Count the lines below that include the word "with" and write that number alone.

- [Rows]
***
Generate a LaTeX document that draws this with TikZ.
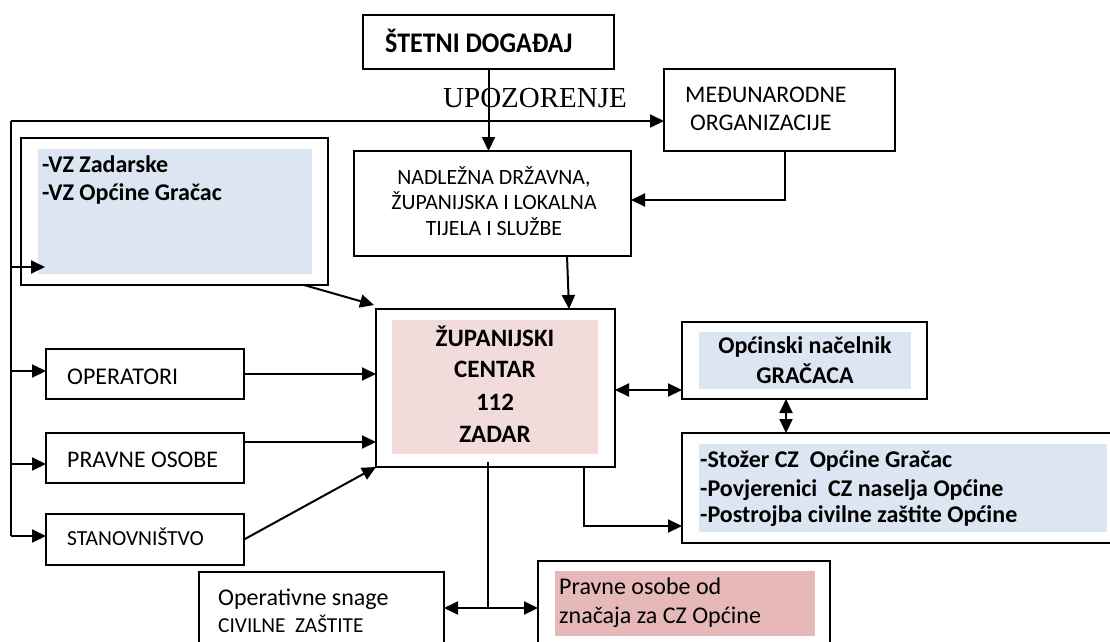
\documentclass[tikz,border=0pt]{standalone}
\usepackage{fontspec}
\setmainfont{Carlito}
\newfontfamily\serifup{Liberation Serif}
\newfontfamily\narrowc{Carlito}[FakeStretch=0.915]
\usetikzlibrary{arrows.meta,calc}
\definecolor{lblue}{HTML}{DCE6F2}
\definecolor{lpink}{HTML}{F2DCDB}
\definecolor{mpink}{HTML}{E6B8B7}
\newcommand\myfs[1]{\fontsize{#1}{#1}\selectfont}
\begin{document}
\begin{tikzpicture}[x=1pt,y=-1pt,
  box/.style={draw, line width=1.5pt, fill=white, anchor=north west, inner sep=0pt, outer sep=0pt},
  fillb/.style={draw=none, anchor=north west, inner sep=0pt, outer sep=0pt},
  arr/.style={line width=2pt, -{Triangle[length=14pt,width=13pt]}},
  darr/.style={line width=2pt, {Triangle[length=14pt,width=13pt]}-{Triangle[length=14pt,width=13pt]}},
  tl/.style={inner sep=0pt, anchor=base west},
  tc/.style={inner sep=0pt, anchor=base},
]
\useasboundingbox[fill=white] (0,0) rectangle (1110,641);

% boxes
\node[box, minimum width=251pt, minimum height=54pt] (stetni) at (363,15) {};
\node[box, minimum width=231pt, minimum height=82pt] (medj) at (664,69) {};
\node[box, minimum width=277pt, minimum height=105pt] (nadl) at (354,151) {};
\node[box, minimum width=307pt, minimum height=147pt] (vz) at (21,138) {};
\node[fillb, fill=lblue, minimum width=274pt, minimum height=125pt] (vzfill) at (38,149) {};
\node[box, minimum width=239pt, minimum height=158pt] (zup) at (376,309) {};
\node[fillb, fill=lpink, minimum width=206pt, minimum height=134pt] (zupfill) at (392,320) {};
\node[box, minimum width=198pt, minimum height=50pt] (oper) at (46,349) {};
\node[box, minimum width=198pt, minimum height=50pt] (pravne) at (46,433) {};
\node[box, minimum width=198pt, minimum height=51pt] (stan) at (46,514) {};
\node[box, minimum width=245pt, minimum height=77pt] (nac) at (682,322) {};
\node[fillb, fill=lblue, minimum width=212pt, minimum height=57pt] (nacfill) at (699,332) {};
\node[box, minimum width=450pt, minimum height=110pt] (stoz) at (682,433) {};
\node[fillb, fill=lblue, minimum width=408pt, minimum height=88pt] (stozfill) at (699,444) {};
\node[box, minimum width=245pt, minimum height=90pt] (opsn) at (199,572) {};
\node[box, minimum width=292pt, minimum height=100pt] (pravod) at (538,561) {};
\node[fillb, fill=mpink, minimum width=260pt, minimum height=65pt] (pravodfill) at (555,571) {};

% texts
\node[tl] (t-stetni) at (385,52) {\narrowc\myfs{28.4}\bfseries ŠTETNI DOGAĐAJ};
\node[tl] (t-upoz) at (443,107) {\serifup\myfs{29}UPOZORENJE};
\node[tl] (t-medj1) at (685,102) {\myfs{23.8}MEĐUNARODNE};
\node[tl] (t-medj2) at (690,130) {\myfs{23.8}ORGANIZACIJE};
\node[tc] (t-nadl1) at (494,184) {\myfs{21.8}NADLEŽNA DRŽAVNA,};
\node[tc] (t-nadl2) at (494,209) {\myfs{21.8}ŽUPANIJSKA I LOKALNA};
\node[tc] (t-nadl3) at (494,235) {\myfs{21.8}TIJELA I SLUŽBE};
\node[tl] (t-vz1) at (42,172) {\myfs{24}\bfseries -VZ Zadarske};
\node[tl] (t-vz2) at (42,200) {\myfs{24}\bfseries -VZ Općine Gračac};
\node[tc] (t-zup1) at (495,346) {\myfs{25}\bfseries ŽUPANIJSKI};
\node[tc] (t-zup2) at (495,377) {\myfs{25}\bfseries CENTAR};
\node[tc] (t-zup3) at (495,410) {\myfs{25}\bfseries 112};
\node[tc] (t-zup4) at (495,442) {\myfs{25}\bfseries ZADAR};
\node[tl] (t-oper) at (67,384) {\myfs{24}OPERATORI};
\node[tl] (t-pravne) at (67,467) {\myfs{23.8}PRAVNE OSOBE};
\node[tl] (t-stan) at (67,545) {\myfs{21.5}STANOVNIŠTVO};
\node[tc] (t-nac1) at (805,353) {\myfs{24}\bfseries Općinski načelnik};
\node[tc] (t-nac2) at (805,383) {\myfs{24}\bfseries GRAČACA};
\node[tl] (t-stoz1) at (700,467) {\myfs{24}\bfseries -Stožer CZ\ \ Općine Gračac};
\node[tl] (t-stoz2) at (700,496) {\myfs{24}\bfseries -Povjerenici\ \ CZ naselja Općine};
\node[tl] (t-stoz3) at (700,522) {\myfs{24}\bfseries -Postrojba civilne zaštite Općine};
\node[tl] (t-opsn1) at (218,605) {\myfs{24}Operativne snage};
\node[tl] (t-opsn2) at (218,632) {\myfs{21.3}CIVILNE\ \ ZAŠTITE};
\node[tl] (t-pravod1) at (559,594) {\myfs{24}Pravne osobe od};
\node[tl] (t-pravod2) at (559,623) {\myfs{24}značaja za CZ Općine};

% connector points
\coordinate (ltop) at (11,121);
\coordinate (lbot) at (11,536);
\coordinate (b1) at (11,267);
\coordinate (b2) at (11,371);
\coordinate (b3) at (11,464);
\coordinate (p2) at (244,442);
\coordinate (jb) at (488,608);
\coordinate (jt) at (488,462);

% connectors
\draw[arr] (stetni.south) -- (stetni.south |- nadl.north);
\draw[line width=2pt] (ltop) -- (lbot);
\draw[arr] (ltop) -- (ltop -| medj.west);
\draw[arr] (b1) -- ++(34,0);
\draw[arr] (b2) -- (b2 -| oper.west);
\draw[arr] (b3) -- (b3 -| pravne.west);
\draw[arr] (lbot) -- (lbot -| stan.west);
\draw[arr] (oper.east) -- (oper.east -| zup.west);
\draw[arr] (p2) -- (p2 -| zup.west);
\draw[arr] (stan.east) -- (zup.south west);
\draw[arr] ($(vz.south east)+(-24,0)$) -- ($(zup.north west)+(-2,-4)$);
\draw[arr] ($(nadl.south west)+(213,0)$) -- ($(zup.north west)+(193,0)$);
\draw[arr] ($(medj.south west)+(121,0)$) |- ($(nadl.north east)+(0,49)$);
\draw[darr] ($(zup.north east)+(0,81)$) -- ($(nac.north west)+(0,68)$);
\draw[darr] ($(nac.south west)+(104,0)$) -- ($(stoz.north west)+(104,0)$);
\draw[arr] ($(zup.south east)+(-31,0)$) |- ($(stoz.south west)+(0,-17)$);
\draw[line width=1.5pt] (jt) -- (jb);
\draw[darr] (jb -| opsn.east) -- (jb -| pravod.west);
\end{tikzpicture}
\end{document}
***
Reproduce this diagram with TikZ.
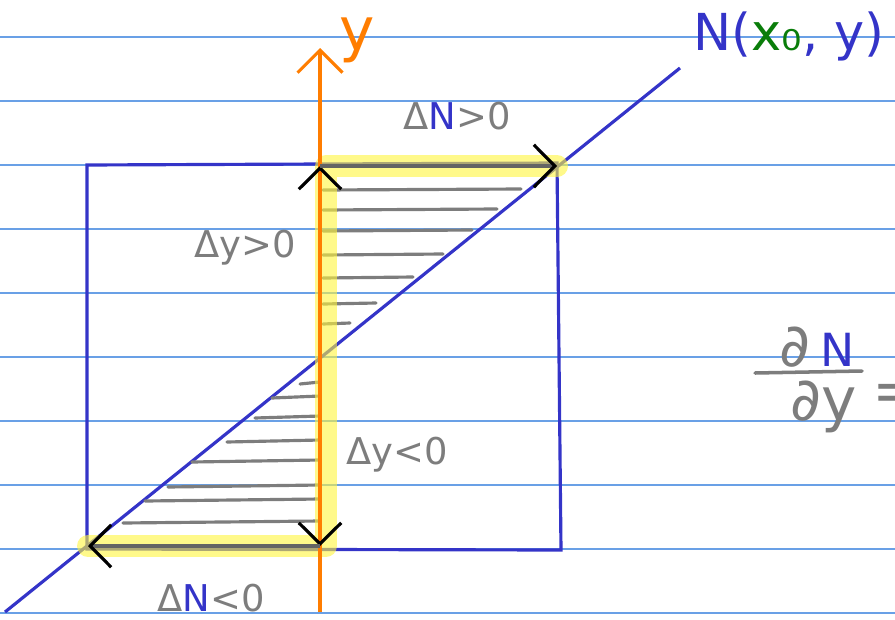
***
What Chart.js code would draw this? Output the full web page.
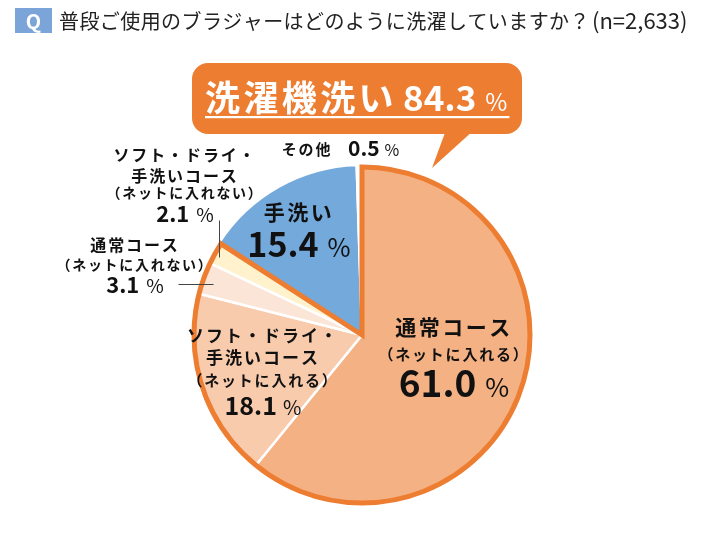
***
- [Response to the task]
2